◆ GIVEN TASK ◆
Wherever the string "draw" appears in a line, extract that line.

◆ EXCERPTED RECORDS ◆
%%

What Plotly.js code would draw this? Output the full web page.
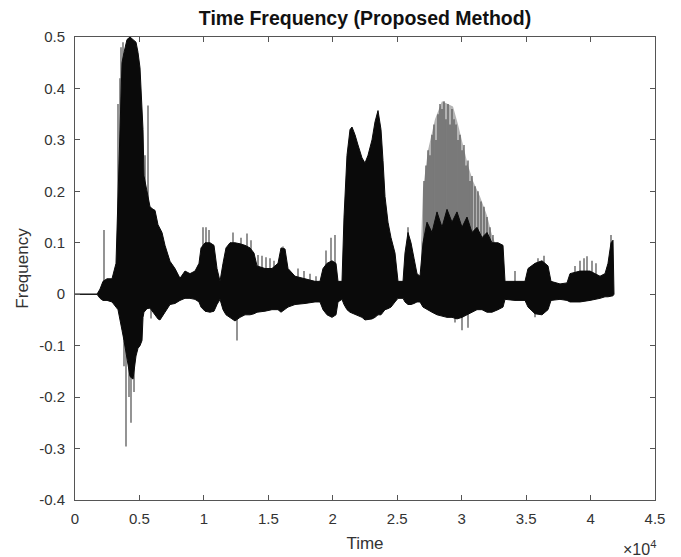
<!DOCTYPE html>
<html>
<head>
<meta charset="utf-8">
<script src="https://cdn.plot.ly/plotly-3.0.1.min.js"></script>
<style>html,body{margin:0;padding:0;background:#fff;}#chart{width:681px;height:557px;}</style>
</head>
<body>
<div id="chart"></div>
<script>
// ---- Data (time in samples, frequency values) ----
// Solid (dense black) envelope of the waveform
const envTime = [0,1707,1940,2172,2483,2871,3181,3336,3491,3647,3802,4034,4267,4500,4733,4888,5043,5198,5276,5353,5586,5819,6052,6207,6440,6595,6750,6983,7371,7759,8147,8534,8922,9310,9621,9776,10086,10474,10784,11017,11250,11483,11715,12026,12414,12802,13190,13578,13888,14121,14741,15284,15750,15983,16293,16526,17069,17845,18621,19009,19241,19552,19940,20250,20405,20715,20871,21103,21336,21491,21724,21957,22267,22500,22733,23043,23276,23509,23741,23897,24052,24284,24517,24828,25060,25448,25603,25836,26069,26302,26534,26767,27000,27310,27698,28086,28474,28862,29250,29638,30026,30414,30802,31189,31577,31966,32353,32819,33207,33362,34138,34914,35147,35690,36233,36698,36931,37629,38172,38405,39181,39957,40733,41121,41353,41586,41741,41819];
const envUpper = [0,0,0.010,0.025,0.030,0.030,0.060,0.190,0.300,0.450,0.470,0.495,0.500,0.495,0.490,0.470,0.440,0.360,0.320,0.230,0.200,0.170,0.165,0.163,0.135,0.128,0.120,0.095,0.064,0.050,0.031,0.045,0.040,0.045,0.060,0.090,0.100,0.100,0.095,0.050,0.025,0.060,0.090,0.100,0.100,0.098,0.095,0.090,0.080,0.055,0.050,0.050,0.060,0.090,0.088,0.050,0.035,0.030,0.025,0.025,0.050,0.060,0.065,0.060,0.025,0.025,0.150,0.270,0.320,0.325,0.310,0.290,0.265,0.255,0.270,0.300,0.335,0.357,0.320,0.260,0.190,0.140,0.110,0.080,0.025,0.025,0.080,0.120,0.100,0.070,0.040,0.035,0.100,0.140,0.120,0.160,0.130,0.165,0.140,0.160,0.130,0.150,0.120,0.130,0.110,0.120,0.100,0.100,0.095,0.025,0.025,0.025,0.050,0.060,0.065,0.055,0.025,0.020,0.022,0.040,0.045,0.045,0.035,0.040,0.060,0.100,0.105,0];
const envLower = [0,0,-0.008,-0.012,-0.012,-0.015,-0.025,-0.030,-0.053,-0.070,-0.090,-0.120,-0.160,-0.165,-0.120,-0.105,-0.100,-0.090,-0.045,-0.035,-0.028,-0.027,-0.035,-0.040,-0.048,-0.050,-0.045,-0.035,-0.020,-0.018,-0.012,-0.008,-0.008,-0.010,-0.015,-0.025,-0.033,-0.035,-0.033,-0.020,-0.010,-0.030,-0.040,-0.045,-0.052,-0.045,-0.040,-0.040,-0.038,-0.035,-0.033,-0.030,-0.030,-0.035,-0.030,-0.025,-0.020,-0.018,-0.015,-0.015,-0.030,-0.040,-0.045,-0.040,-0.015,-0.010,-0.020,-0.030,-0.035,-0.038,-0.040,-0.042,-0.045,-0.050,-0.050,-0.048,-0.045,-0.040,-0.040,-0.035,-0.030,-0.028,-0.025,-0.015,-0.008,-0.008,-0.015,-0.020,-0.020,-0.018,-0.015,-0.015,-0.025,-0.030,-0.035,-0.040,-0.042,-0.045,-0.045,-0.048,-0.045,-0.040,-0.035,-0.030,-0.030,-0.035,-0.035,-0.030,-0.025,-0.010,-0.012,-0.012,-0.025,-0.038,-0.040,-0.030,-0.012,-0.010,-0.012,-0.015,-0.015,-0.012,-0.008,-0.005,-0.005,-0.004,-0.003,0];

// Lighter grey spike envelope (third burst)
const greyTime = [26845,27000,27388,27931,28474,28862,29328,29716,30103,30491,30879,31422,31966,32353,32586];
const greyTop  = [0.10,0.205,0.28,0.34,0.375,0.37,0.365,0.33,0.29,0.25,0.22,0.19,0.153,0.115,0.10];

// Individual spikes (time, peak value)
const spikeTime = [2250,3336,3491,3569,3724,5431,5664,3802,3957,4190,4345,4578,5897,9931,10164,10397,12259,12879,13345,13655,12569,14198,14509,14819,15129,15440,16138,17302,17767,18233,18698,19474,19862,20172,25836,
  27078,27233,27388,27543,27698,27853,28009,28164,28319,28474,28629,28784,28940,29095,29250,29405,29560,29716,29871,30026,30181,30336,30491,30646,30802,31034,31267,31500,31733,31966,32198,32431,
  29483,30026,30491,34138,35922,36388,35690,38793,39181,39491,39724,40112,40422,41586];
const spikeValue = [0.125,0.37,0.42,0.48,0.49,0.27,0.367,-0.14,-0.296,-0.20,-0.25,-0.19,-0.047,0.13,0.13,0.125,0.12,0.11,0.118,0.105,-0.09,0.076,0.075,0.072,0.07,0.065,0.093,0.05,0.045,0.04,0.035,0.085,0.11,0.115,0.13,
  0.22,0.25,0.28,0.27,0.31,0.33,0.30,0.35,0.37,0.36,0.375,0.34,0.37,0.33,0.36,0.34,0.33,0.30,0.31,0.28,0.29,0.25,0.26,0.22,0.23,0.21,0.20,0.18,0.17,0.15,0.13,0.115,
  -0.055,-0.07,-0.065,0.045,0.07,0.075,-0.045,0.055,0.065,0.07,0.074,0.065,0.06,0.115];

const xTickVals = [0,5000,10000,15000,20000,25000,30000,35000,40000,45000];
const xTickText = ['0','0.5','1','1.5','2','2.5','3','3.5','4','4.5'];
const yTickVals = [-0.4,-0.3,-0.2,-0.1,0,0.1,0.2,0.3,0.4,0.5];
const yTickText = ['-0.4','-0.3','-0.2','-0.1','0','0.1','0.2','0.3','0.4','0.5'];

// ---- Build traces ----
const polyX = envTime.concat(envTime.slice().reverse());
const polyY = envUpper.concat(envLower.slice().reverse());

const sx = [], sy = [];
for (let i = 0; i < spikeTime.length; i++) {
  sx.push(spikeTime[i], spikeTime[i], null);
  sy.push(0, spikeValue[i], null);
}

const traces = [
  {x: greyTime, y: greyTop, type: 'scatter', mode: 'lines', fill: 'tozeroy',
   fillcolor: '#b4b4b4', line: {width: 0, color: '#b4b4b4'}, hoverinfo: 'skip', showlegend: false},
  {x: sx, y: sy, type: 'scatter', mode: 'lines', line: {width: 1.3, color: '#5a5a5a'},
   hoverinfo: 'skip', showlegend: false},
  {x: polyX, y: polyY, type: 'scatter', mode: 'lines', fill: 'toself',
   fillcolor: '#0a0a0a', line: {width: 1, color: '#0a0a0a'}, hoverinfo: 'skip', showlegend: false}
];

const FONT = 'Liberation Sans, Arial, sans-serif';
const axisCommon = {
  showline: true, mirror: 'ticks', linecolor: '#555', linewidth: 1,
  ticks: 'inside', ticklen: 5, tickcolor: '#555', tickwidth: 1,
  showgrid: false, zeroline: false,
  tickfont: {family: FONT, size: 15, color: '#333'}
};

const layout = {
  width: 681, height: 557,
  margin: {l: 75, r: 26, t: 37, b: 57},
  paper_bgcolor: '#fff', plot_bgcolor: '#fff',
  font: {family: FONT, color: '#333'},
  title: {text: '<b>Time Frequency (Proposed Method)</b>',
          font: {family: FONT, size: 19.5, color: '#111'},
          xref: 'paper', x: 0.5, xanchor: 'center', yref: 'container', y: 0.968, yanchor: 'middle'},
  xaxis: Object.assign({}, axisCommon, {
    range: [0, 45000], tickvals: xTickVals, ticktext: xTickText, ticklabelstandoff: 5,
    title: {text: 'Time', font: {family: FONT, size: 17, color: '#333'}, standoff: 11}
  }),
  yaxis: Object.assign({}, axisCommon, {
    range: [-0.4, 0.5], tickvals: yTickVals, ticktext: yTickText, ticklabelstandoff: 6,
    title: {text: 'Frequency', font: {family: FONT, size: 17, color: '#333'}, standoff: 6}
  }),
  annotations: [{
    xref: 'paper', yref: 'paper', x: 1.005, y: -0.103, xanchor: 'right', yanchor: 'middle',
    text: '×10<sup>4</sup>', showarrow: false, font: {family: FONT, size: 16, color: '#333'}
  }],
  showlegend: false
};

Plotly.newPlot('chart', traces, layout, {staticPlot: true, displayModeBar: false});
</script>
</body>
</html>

%%
%%

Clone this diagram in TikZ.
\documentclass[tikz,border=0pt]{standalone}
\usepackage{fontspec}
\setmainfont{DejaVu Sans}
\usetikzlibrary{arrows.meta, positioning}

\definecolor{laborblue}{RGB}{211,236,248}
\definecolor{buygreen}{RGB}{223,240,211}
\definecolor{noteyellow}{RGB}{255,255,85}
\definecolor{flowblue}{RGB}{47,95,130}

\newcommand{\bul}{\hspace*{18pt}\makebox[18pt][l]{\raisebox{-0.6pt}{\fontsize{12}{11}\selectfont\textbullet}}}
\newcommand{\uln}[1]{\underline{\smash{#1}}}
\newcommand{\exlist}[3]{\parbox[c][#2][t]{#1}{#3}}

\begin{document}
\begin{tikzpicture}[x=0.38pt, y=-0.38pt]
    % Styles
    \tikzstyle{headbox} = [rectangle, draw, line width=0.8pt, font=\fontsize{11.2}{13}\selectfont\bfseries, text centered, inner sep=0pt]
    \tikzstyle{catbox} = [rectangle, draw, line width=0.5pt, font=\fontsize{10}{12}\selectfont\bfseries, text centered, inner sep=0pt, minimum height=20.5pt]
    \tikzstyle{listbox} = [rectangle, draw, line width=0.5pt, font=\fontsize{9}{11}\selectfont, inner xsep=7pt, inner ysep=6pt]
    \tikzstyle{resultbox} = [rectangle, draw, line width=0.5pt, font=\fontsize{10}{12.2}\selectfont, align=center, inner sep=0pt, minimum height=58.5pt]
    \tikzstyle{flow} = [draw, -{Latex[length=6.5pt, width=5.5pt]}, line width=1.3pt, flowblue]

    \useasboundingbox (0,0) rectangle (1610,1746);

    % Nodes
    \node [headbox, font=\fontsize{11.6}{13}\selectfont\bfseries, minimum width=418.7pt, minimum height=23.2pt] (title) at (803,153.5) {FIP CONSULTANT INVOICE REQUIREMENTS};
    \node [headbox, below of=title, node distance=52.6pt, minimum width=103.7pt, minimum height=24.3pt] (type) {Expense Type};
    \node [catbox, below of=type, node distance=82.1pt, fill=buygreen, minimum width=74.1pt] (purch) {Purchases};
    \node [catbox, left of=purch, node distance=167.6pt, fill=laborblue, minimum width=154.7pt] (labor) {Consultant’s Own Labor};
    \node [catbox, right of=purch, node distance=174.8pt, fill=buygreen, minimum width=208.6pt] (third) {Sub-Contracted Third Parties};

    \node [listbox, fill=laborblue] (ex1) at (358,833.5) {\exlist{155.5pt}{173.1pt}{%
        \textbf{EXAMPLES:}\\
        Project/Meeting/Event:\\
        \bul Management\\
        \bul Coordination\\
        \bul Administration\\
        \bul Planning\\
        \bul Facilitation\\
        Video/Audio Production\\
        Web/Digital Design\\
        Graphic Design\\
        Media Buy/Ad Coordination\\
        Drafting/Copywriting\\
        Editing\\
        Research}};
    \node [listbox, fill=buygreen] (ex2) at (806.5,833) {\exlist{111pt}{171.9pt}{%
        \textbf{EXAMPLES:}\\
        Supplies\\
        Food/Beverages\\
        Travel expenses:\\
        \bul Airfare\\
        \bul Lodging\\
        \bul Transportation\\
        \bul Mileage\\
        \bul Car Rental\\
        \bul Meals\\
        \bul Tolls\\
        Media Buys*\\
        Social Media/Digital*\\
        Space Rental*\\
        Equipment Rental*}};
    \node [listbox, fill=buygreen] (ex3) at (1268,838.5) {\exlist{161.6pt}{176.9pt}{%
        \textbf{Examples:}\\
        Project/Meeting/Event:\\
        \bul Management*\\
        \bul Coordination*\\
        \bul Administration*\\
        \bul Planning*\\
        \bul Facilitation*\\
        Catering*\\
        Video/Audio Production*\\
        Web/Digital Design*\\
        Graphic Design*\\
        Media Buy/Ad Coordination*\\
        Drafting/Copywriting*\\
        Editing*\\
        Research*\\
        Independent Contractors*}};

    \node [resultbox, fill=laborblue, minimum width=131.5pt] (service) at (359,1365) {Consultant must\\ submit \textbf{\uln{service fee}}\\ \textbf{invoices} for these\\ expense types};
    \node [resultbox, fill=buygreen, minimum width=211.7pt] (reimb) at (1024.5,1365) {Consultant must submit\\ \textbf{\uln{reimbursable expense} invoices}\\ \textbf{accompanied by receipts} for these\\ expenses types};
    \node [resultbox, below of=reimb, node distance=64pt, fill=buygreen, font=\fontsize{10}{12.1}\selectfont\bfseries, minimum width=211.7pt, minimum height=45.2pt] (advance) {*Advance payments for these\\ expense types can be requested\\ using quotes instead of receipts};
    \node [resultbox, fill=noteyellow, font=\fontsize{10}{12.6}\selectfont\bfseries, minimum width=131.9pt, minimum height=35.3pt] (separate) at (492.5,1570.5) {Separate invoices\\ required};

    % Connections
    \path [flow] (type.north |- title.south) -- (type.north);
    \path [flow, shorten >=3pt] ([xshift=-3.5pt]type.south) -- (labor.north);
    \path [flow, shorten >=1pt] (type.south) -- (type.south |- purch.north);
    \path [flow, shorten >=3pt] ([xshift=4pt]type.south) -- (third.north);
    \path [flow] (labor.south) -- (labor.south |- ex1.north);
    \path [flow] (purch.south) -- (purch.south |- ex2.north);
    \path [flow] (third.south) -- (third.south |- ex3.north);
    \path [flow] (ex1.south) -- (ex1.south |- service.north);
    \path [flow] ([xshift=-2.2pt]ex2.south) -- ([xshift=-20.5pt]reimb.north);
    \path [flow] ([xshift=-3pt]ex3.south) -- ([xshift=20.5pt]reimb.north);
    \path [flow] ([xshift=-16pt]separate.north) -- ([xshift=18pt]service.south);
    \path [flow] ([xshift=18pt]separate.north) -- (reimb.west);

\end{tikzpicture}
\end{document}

%%

◆ EXERCISE OUTPUT ◆
What Plotly.js code would draw this? Output the full web page.
    \tikzstyle{headbox} = [rectangle, draw, line width=0.8pt, font=\fontsize{11.2}{13}\selectfont\bfseries, text centered, inner sep=0pt]
    \tikzstyle{catbox} = [rectangle, draw, line width=0.5pt, font=\fontsize{10}{12}\selectfont\bfseries, text centered, inner sep=0pt, minimum height=20.5pt]
    \tikzstyle{listbox} = [rectangle, draw, line width=0.5pt, font=\fontsize{9}{11}\selectfont, inner xsep=7pt, inner ysep=6pt]
    \tikzstyle{resultbox} = [rectangle, draw, line width=0.5pt, font=\fontsize{10}{12.2}\selectfont, align=center, inner sep=0pt, minimum height=58.5pt]
    \tikzstyle{flow} = [draw, -{Latex[length=6.5pt, width=5.5pt]}, line width=1.3pt, flowblue]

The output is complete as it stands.